OTTAWA - Quebec is on equal footing with the federal government on the international stage and the province's distinct place in Canada is similar to France within the Europe Union, Premier Jean Charest said in a recent interview.
Charest told Express magazine, a weekly newsmagazine in France during his visit to Paris in July, that asymmetrical federalism in Canada gives Quebec a unique political status in the country apart from the other provinces and that his government is able to express itself ''without inhibition'' on the world stage.
''There is no doubt that we are a people and a nation. And I see no contradiction in the fact that we, Quebecers, are also Canadian, like the French are French, but also European,'' said Charest, pointing out that Quebec federalists are just as aggressive as separatists when it comes to defending Quebec's identity.
''On the international level, we are not subordinate to the federal state. We conduct our business without inhibition and we do not see many limits to our actions.''
Charest said the Canadian government cannot speak for Quebec in such areas as health, education, culture and language, adding quickly that the two governments complement each other.
He said asymmetrical federalism, as recognized in the 2004 health federal-provincial agreement and the recent federal agreement on the role of Quebec at UNESCO, gives the province a distinct place in Canada: ''It's the acceptance of our difference, the unique political personality of Quebec, and the confirmation that our political status is not the same as that of the other provinces.''
Charest also tried to explain why Prime Minister Stephen Harper has avoided recognizing Quebec as a ''nation'' when questioned about it: ''It doesn't matter what expression is used.
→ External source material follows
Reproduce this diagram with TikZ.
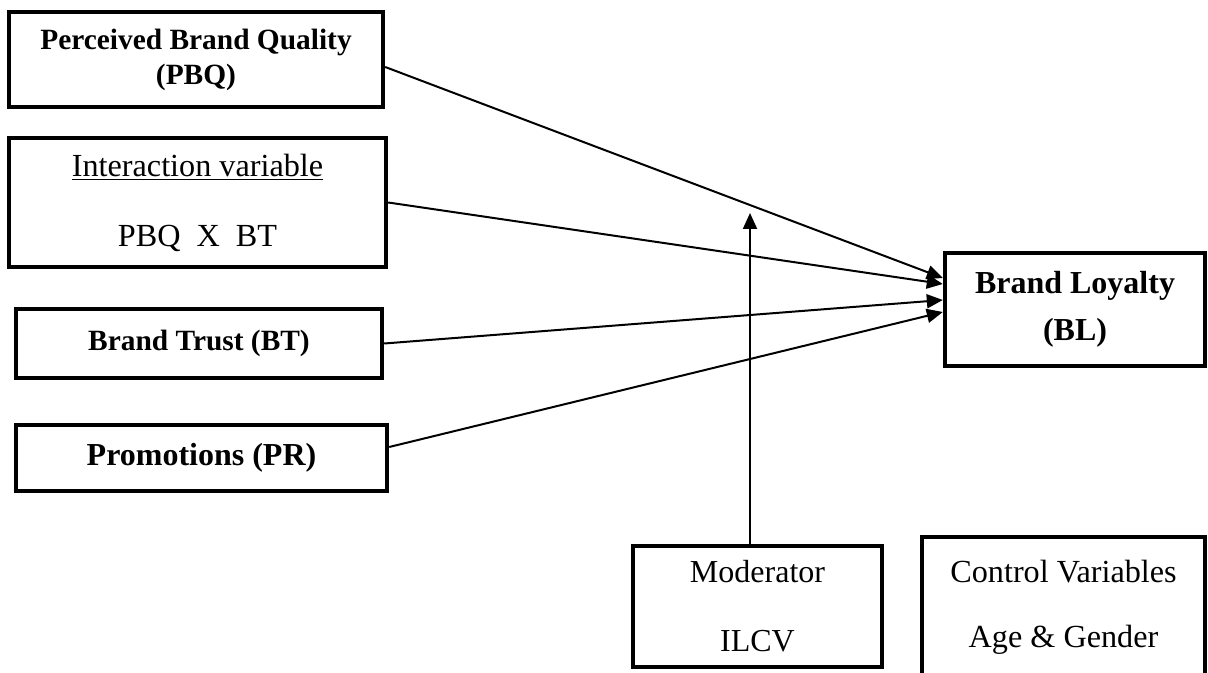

We arrive, one way or the other, at the same conclusion, which is that we are a nation.'' (The cover of the Express magazine ran Charest's quote ''Of course Quebec is a nation'' on its cover.) Charest also referred to Sir John A. Macdonald's affirmation that Canada would have never been created a country without the recognition of Quebec as a nation in the Constitutional Act of 1867.
Charest also seemed to open the door to future constitutional talks by referring to Senate reform in his interview. He said he finds the Bundersrat, the German upper house, an interesting model for the current debate in Canada, along with the one in Belgium. (Harper referred to the Belgium federalism model during a speech in November, 2004.)
Reached in New Brunswick where he was celebrating Acadian festivities, Intergovernmental Affairs Minister Benoit Pelletier said Tuesday that even though Quebec journalists who follow Charest were ''surprised'' by the interview, the premier had not said anything different from what he has said in the past.
''There's nothing new here. I've heard him saying these things on other occasions. But the fact that he is abroad, in France, it puts more emphasis on what he says. But it's part of our philosophy that Quebec should affirm itself within Canada and on the international scene,'' said Pelletier. He said the Quebec government's recognition of Canada as the sovereign state has not changed but that it is natural for Quebec, as a ''federated state'' within the Canadian federation, to pursue a greater role on the international stage.
''We are a nation but don't take it in the meaning of a country ... (Charest) wanted to emphasize that a nation like Quebec could in fact develop itself and express itself within a more global, political and juridical structure as is the case for France and Europe,'' said Pelletier, a former University of Ottawa law professor.
He denied Charest's recent nationalistic comments in France are part of the Liberal government's preparations for the next provincial election. Charest's popularity has suffered in the province because of the persistent view that he is a staunch federalist sent by Ottawa to Quebec City to fight separatists.
Newspaper columnist Norman Spector pointed out this week in his blog that the English media had failed to report Charest's provocative interview with Express. Charest did receive lots of Canadian media attention in mid-July when he told France's TV5 television network that Quebec has the means to go it alone without Canada, but that it would be a mistake to do so.
Spector, who was a major player in the Meech Lake Accord, said there is nothing new about Charest's statements on asymmetrical federalism in Canada. ''But I've never heard Jean Charest draw the analogy between Quebec and members of the European Union, which are sovereign nations,'' added Spector.
A phone request to the Prime Minister's Office for reaction to the Charest interview was left unanswered.